— MATERIAL —

▽

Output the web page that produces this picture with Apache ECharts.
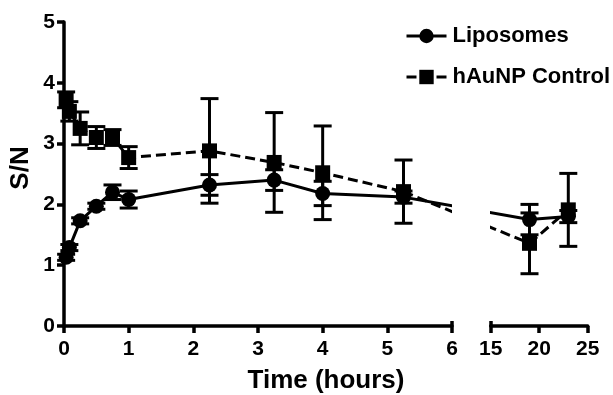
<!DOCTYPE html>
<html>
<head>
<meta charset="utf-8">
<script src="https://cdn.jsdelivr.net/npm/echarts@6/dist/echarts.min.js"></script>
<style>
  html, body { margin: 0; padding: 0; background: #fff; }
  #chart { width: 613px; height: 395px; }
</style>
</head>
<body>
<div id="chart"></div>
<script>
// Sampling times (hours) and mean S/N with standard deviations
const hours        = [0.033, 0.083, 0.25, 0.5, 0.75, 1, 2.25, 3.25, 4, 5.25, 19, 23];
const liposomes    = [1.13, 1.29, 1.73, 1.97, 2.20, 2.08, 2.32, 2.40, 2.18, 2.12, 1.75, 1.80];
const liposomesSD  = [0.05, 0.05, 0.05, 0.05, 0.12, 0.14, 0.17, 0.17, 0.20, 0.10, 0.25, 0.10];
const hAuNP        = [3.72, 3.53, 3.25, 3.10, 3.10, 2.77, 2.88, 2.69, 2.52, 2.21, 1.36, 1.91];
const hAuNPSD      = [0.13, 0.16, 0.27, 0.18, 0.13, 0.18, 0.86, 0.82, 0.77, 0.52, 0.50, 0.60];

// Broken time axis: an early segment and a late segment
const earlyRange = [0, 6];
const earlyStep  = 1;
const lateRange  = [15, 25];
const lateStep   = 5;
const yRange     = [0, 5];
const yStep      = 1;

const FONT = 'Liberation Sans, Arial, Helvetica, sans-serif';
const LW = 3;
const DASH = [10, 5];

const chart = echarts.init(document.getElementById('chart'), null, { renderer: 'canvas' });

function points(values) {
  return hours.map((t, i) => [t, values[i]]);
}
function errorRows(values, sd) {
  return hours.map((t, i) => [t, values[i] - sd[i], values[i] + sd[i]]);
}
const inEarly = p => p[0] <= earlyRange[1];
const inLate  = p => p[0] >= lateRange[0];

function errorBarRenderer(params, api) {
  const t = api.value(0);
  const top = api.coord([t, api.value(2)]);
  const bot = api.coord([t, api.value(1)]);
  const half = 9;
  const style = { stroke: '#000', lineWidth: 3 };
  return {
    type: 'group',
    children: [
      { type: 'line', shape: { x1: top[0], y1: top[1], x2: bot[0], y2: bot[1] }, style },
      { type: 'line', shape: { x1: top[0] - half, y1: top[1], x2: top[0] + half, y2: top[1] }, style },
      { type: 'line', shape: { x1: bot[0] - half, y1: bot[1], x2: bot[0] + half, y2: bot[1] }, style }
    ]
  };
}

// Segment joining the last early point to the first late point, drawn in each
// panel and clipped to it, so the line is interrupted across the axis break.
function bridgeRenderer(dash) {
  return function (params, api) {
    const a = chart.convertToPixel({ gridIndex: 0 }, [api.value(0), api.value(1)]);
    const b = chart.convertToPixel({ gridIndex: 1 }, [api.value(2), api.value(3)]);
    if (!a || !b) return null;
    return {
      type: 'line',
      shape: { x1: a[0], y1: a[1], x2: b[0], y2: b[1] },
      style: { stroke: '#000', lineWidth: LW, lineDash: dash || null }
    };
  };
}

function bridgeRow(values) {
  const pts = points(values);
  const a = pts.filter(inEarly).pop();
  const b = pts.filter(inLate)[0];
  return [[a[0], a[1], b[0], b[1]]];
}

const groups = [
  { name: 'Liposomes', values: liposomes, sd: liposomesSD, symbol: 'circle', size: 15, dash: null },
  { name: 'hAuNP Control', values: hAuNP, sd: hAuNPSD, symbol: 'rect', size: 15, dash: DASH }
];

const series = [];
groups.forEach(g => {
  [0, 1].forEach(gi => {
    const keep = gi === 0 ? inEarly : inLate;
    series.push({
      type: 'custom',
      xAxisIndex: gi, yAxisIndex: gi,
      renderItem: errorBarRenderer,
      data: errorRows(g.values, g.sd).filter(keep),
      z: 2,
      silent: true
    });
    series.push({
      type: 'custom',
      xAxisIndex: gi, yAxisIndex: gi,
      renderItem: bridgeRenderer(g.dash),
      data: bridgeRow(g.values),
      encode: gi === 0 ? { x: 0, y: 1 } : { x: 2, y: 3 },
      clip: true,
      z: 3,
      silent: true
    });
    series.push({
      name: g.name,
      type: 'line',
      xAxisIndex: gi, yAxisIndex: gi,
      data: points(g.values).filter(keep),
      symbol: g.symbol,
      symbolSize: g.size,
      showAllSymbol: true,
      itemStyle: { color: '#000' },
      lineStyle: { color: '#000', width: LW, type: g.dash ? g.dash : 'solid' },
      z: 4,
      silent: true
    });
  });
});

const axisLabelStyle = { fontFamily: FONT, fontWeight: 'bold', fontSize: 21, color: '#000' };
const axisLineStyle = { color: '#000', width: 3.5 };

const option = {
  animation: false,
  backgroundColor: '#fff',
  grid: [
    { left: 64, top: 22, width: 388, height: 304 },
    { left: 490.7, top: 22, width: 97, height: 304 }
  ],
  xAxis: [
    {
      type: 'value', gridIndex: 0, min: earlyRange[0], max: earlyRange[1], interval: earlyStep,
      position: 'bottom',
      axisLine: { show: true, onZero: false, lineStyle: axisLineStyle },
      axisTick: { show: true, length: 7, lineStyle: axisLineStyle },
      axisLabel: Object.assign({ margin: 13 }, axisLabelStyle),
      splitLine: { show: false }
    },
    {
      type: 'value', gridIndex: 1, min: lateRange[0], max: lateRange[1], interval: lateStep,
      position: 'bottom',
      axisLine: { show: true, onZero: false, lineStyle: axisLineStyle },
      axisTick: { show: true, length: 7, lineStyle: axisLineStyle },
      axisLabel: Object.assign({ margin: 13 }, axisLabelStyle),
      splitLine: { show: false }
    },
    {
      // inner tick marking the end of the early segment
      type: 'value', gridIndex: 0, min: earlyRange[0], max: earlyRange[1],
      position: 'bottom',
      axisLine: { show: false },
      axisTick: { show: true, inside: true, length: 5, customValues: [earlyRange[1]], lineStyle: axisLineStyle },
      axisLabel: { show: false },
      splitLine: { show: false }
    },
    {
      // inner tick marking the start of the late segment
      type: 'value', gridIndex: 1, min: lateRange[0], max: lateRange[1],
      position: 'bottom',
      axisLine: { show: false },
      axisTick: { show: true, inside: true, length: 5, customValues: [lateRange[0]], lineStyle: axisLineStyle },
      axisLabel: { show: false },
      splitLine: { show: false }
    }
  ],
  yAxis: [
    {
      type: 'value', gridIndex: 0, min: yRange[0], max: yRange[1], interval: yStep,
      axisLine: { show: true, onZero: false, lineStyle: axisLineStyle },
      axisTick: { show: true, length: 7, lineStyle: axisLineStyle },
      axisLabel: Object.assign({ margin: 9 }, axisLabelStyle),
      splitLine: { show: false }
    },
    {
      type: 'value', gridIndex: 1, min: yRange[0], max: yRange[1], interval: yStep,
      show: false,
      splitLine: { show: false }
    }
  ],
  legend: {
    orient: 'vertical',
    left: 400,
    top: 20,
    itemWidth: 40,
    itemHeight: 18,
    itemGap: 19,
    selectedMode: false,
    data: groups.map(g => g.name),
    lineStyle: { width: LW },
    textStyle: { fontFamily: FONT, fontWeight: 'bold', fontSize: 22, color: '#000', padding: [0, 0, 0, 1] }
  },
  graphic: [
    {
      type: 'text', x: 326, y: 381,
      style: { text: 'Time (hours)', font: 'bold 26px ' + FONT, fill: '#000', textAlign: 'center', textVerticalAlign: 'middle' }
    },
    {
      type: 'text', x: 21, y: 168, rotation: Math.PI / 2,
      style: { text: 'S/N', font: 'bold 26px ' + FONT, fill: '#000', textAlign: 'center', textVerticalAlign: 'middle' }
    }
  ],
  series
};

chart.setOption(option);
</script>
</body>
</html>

△

— EXERCISE GOAL —
Look at the listing and set down only the lines from its start through the line with "0.52, 0.50, 0.60];", word for word and without pictures.

— TASK RESPONSE —
Output the web page that produces this picture with Apache ECharts.
<!DOCTYPE html>
<html>
<head>
<meta charset="utf-8">
<script src="https://cdn.jsdelivr.net/npm/echarts@6/dist/echarts.min.js"></script>
<style>
  html, body { margin: 0; padding: 0; background: #fff; }
  #chart { width: 613px; height: 395px; }
</style>
</head>
<body>
<div id="chart"></div>
<script>
// Sampling times (hours) and mean S/N with standard deviations
const hours        = [0.033, 0.083, 0.25, 0.5, 0.75, 1, 2.25, 3.25, 4, 5.25, 19, 23];
const liposomes    = [1.13, 1.29, 1.73, 1.97, 2.20, 2.08, 2.32, 2.40, 2.18, 2.12, 1.75, 1.80];
const liposomesSD  = [0.05, 0.05, 0.05, 0.05, 0.12, 0.14, 0.17, 0.17, 0.20, 0.10, 0.25, 0.10];
const hAuNP        = [3.72, 3.53, 3.25, 3.10, 3.10, 2.77, 2.88, 2.69, 2.52, 2.21, 1.36, 1.91];
const hAuNPSD      = [0.13, 0.16, 0.27, 0.18, 0.13, 0.18, 0.86, 0.82, 0.77, 0.52, 0.50, 0.60];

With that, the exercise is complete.